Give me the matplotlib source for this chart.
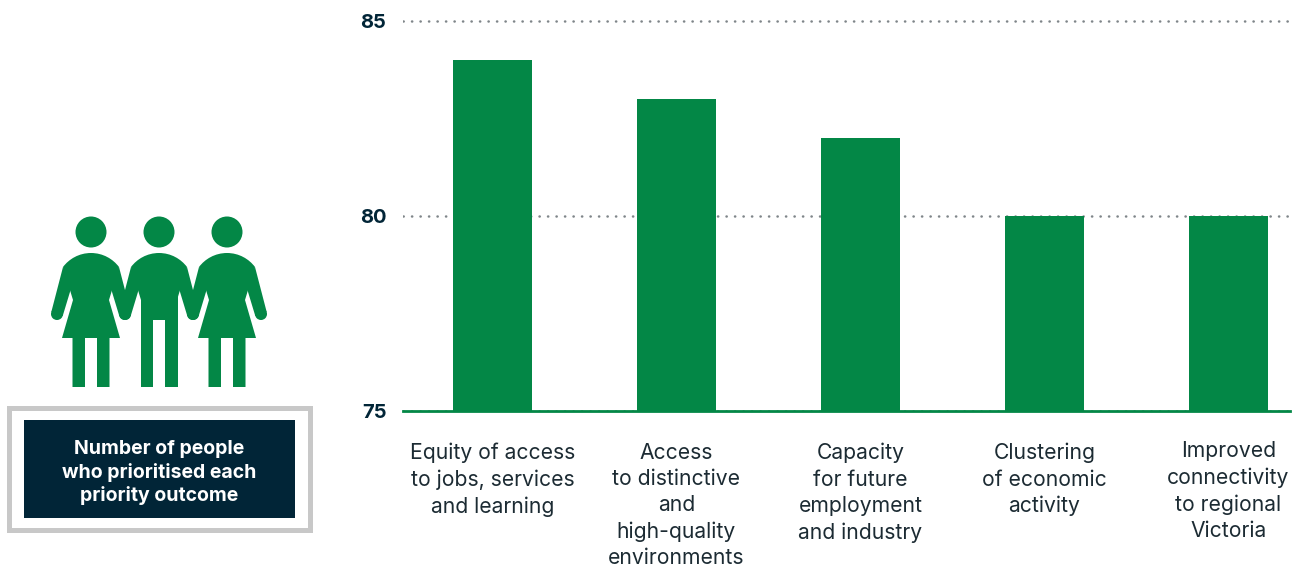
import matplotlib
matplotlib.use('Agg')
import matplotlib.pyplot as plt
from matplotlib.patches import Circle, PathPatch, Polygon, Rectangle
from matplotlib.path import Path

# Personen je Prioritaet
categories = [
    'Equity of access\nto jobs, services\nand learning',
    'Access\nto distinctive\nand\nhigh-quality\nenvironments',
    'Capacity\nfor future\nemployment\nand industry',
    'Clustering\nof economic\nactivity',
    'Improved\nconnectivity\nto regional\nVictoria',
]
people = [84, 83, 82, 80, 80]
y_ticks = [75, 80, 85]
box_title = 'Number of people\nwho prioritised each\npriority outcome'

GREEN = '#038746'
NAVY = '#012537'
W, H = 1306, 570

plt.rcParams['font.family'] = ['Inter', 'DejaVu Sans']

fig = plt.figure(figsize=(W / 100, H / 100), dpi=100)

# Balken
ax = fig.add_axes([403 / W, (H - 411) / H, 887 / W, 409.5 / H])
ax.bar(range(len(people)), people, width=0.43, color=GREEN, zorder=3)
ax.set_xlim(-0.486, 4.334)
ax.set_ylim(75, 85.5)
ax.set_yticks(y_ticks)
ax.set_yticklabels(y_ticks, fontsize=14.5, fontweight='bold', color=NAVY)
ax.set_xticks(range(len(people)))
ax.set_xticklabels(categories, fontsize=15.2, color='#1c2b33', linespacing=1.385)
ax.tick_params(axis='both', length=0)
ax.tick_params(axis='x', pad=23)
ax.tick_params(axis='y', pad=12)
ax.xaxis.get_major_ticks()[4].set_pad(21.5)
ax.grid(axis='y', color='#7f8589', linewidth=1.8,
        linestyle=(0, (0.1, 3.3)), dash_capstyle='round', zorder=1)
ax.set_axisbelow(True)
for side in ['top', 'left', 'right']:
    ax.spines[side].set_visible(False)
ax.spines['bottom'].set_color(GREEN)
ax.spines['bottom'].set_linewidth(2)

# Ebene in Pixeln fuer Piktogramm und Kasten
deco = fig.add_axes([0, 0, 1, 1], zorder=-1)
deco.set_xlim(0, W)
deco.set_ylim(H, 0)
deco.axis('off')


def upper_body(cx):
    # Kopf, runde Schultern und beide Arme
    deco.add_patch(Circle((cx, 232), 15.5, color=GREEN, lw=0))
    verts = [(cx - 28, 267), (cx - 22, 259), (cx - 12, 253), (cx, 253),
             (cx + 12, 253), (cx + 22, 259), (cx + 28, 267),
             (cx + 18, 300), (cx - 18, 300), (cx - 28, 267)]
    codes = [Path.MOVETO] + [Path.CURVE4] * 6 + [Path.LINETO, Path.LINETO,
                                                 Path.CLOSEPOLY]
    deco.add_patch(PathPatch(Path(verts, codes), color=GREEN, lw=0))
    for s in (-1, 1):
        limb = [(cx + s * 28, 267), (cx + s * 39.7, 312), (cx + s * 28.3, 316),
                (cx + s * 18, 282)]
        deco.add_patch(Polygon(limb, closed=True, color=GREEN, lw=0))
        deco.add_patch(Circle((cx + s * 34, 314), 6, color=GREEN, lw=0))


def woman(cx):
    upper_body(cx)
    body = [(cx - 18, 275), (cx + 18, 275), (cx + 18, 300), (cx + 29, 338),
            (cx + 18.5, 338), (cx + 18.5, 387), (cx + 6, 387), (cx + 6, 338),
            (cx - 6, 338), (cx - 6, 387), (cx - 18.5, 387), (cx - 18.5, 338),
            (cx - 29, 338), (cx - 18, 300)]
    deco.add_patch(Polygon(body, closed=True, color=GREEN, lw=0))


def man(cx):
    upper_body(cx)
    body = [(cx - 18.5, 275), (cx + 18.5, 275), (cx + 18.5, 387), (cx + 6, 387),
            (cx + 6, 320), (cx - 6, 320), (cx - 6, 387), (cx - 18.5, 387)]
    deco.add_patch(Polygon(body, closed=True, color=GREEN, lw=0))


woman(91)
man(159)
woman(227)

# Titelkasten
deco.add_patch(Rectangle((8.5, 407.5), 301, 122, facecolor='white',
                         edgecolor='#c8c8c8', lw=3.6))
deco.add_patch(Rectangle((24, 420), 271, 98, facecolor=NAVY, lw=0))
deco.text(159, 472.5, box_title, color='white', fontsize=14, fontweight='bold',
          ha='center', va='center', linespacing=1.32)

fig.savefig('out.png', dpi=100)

__WORK TO BE COMPLETED__: Repeat the listing above exactly from its first line to the line containing "deco.axis('off')", both included, and omit the pictures.

__OUTPUT BELOW__:
Give me the matplotlib source for this chart.
import matplotlib
matplotlib.use('Agg')
import matplotlib.pyplot as plt
from matplotlib.patches import Circle, PathPatch, Polygon, Rectangle
from matplotlib.path import Path

# Personen je Prioritaet
categories = [
    'Equity of access\nto jobs, services\nand learning',
    'Access\nto distinctive\nand\nhigh-quality\nenvironments',
    'Capacity\nfor future\nemployment\nand industry',
    'Clustering\nof economic\nactivity',
    'Improved\nconnectivity\nto regional\nVictoria',
]
people = [84, 83, 82, 80, 80]
y_ticks = [75, 80, 85]
box_title = 'Number of people\nwho prioritised each\npriority outcome'

GREEN = '#038746'
NAVY = '#012537'
W, H = 1306, 570

plt.rcParams['font.family'] = ['Inter', 'DejaVu Sans']

fig = plt.figure(figsize=(W / 100, H / 100), dpi=100)

# Balken
ax = fig.add_axes([403 / W, (H - 411) / H, 887 / W, 409.5 / H])
ax.bar(range(len(people)), people, width=0.43, color=GREEN, zorder=3)
ax.set_xlim(-0.486, 4.334)
ax.set_ylim(75, 85.5)
ax.set_yticks(y_ticks)
ax.set_yticklabels(y_ticks, fontsize=14.5, fontweight='bold', color=NAVY)
ax.set_xticks(range(len(people)))
ax.set_xticklabels(categories, fontsize=15.2, color='#1c2b33', linespacing=1.385)
ax.tick_params(axis='both', length=0)
ax.tick_params(axis='x', pad=23)
ax.tick_params(axis='y', pad=12)
ax.xaxis.get_major_ticks()[4].set_pad(21.5)
ax.grid(axis='y', color='#7f8589', linewidth=1.8,
        linestyle=(0, (0.1, 3.3)), dash_capstyle='round', zorder=1)
ax.set_axisbelow(True)
for side in ['top', 'left', 'right']:
    ax.spines[side].set_visible(False)
ax.spines['bottom'].set_color(GREEN)
ax.spines['bottom'].set_linewidth(2)

# Ebene in Pixeln fuer Piktogramm und Kasten
deco = fig.add_axes([0, 0, 1, 1], zorder=-1)
deco.set_xlim(0, W)
deco.set_ylim(H, 0)
deco.axis('off')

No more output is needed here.